▸ PROBLEM DESCRIPTION
Transcribe each line of the material as it is, and drop any picture.
┌─ DATA SECTION
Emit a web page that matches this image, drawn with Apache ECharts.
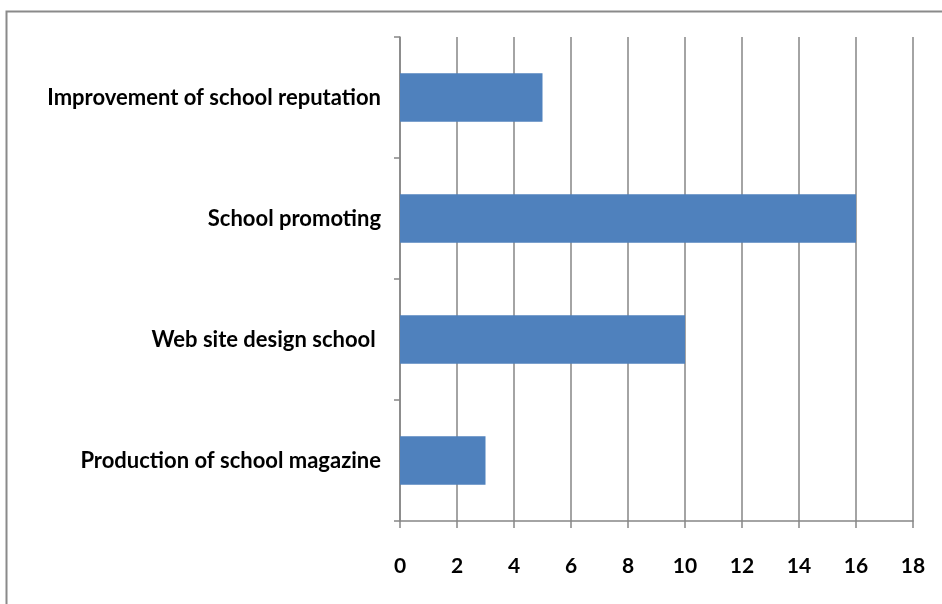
<!DOCTYPE html>
<html><head><meta charset="utf-8">
<script src="https://cdn.jsdelivr.net/npm/echarts@6/dist/echarts.min.js"></script>
<style>html,body{margin:0;padding:0;background:#fff}#c{width:942px;height:604px}</style>
</head><body><div id="c"></div>
<script>
const categories = ["Improvement of school reputation", "School promoting", "Web site design school ", "Production of school magazine"];
const values = [5, 16, 10, 3];
const xTicks = [0, 2, 4, 6, 8, 10, 12, 14, 16, 18];

const chart = echarts.init(document.getElementById('c'));
chart.setOption({
  animation: false,
  backgroundColor: '#fff',
  graphic: [{type: 'rect', left: 4, top: 9, shape: {width: 1000, height: 700}, style: {fill: 'none', stroke: '#8a8a8a', lineWidth: 2}}],
  grid: {left: 400, right: 29, top: 37, bottom: 83},
  xAxis: {
    type: 'value', min: xTicks[0], max: xTicks[xTicks.length - 1], interval: 2,
    axisLine: {show: true, lineStyle: {color: '#868686', width: 1.5}},
    axisTick: {show: true, length: 7, lineStyle: {color: '#868686', width: 1.5}},
    splitLine: {show: true, lineStyle: {color: '#868686', width: 1.5}},
    axisLabel: {margin: 35, color: '#000', fontFamily: 'Lato', fontSize: 21, fontWeight: 'bold'}
  },
  yAxis: {
    type: 'category', data: categories, inverse: true,
    axisLine: {show: true, lineStyle: {color: '#868686', width: 1.5}},
    axisTick: {show: true, length: 6, lineStyle: {color: '#868686', width: 1.5}},
    axisLabel: {margin: 19, color: '#000', fontFamily: 'Lato', fontSize: 22, fontWeight: 'bold'}
  },
  series: [{type: 'bar', data: values, barWidth: '40%', itemStyle: {color: '#4F81BD'}}]
});
</script></body></html>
└─
▸ WRITTEN SOLUTION
Emit a web page that matches this image, drawn with Apache ECharts.
<!DOCTYPE html>
<html><head><meta charset="utf-8">
<script src="https://cdn.jsdelivr.net/npm/echarts@6/dist/echarts.min.js"></script>
<style>html,body{margin:0;padding:0;background:#fff}#c{width:942px;height:604px}</style>
</head><body><div id="c"></div>
<script>
const categories = ["Improvement of school reputation", "School promoting", "Web site design school ", "Production of school magazine"];
const values = [5, 16, 10, 3];
const xTicks = [0, 2, 4, 6, 8, 10, 12, 14, 16, 18];

const chart = echarts.init(document.getElementById('c'));
chart.setOption({
  animation: false,
  backgroundColor: '#fff',
  graphic: [{type: 'rect', left: 4, top: 9, shape: {width: 1000, height: 700}, style: {fill: 'none', stroke: '#8a8a8a', lineWidth: 2}}],
  grid: {left: 400, right: 29, top: 37, bottom: 83},
  xAxis: {
    type: 'value', min: xTicks[0], max: xTicks[xTicks.length - 1], interval: 2,
    axisLine: {show: true, lineStyle: {color: '#868686', width: 1.5}},
    axisTick: {show: true, length: 7, lineStyle: {color: '#868686', width: 1.5}},
    splitLine: {show: true, lineStyle: {color: '#868686', width: 1.5}},
    axisLabel: {margin: 35, color: '#000', fontFamily: 'Lato', fontSize: 21, fontWeight: 'bold'}
  },
  yAxis: {
    type: 'category', data: categories, inverse: true,
    axisLine: {show: true, lineStyle: {color: '#868686', width: 1.5}},
    axisTick: {show: true, length: 6, lineStyle: {color: '#868686', width: 1.5}},
    axisLabel: {margin: 19, color: '#000', fontFamily: 'Lato', fontSize: 22, fontWeight: 'bold'}
  },
  series: [{type: 'bar', data: values, barWidth: '40%', itemStyle: {color: '#4F81BD'}}]
});
</script></body></html>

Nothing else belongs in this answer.